▼

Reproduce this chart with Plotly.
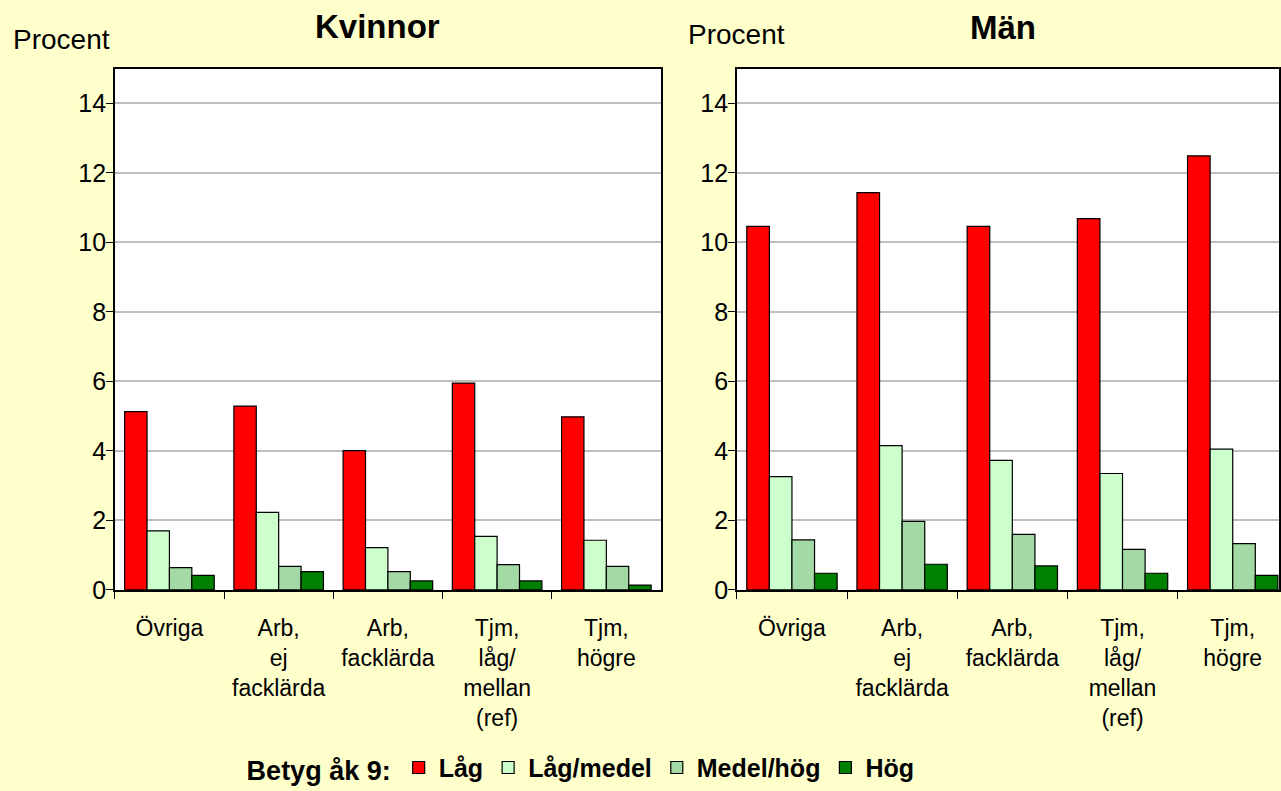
import plotly.graph_objects as go

categories = ["Övriga", "Arb,<br>ej<br>facklärda", "Arb,<br>facklärda",
              "Tjm,<br>låg/<br>mellan<br>(ref)", "Tjm,<br>högre"]
series_names = ["Låg", "Låg/medel", "Medel/hög", "Hög"]

kvinnor_lag = [5.13, 5.29, 4.01, 5.95, 4.98]
kvinnor_lagmedel = [1.70, 2.23, 1.22, 1.54, 1.43]
kvinnor_medelhog = [0.64, 0.68, 0.53, 0.73, 0.68]
kvinnor_hog = [0.42, 0.53, 0.26, 0.26, 0.14]

man_lag = [10.46, 11.43, 10.46, 10.68, 12.49]
man_lagmedel = [3.26, 4.15, 3.73, 3.35, 4.05]
man_medelhog = [1.44, 1.97, 1.60, 1.17, 1.33]
man_hog = [0.48, 0.74, 0.69, 0.48, 0.42]

colors = ["#FF0000", "#CCFFCC", "#A3D9A5", "#008000"]
BG = "#FFFFCC"
FONT = "Liberation Sans, Arial, sans-serif"

fig = go.Figure()
kv = [kvinnor_lag, kvinnor_lagmedel, kvinnor_medelhog, kvinnor_hog]
mn = [man_lag, man_lagmedel, man_medelhog, man_hog]
for i, name in enumerate(series_names):
    fig.add_trace(go.Bar(x=categories, y=kv[i], name=name, marker_color=colors[i],
                         marker_line=dict(color="black", width=1.2),
                         xaxis="x", yaxis="y", showlegend=True))
for i, name in enumerate(series_names):
    fig.add_trace(go.Bar(x=categories, y=mn[i], name=name, marker_color=colors[i],
                         marker_line=dict(color="black", width=1.2),
                         xaxis="x2", yaxis="y2", showlegend=False))

W, H = 1281, 791
S = 1.015  # vertical compensation


def py(y_px):
    return 1 - (y_px * S) / H


ydom = [py(594), py(69)]

xcommon = dict(type="category", tickson="boundaries", ticks="outside", ticklen=7,
               tickcolor="black", showline=True, linecolor="black", linewidth=1.5,
               showgrid=False, tickfont=dict(size=23, color="black", family=FONT),
               ticklabelstandoff=17)
ycommon = dict(range=[0, 15], dtick=2, tick0=0, ticks="outside", ticklen=7,
               tickcolor="black", showline=True, linecolor="black", linewidth=1.5,
               showgrid=True, gridcolor="#BEBEBE", gridwidth=1.5,
               tickfont=dict(size=25, color="black", family=FONT), zeroline=False,
               ticklabelstandoff=-5)

fig.update_layout(
    width=W, height=H, autosize=False,
    paper_bgcolor=BG, plot_bgcolor="white",
    margin=dict(l=0, r=0, t=0, b=0),
    barmode="group", bargap=0.18, bargroupgap=0,
    font=dict(family=FONT, color="black"),
    xaxis=dict(domain=[115 / W, 662 / W], anchor="y", mirror=True,
               range=[-0.5, 4.5], **xcommon),
    yaxis=dict(domain=ydom, anchor="x", mirror=True, **ycommon),
    xaxis2=dict(domain=[738 / W, 1.0], anchor="y2", mirror=True,
                range=[-0.5, 4.42], **xcommon),
    yaxis2=dict(domain=ydom, anchor="x2", mirror=True, **ycommon),
    legend=dict(orientation="h", x=245 / W, xanchor="left", y=py(773), yanchor="middle",
                bgcolor="rgba(0,0,0,0)",
                font=dict(size=25, weight="bold", family=FONT, color="black"),
                title=dict(text="Betyg åk 9:", side="left",
                           font=dict(size=27, weight="bold", family=FONT, color="black")),
                itemwidth=30, tracegroupgap=0),
    annotations=[
        dict(text="Kvinnor", x=378 / W, xanchor="center", y=py(27), xref="paper", yref="paper",
             yanchor="middle", showarrow=False, font=dict(size=33, weight="bold", family=FONT)),
        dict(text="Män", x=1005 / W, xanchor="center", y=py(28), xref="paper", yref="paper",
             yanchor="middle", showarrow=False, font=dict(size=33, weight="bold", family=FONT)),
        dict(text="Procent", x=11 / W, xanchor="left", y=py(40), xref="paper", yref="paper",
             yanchor="middle", showarrow=False, font=dict(size=28, family=FONT)),
        dict(text="Procent", x=687 / W, xanchor="left", y=py(35), xref="paper", yref="paper",
             yanchor="middle", showarrow=False, font=dict(size=28, family=FONT)),
    ],
)

fig.write_html(
    "out.html",
    config={"displayModeBar": False, "responsive": False},
    post_script="document.body.style.margin='0';document.body.style.overflow='hidden';"
                "document.body.style.background='#FFFFCC';",
)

▲

Written request:
Starting with the first line of the data above and ending with the line containing "kvinnor_hog = [0.42, 0.53, 0.26, 0.26, 0.14]", please restate every line exactly, leaving images out.

Output of the exercise:
Reproduce this chart with Plotly.
import plotly.graph_objects as go

categories = ["Övriga", "Arb,<br>ej<br>facklärda", "Arb,<br>facklärda",
              "Tjm,<br>låg/<br>mellan<br>(ref)", "Tjm,<br>högre"]
series_names = ["Låg", "Låg/medel", "Medel/hög", "Hög"]

kvinnor_lag = [5.13, 5.29, 4.01, 5.95, 4.98]
kvinnor_lagmedel = [1.70, 2.23, 1.22, 1.54, 1.43]
kvinnor_medelhog = [0.64, 0.68, 0.53, 0.73, 0.68]
kvinnor_hog = [0.42, 0.53, 0.26, 0.26, 0.14]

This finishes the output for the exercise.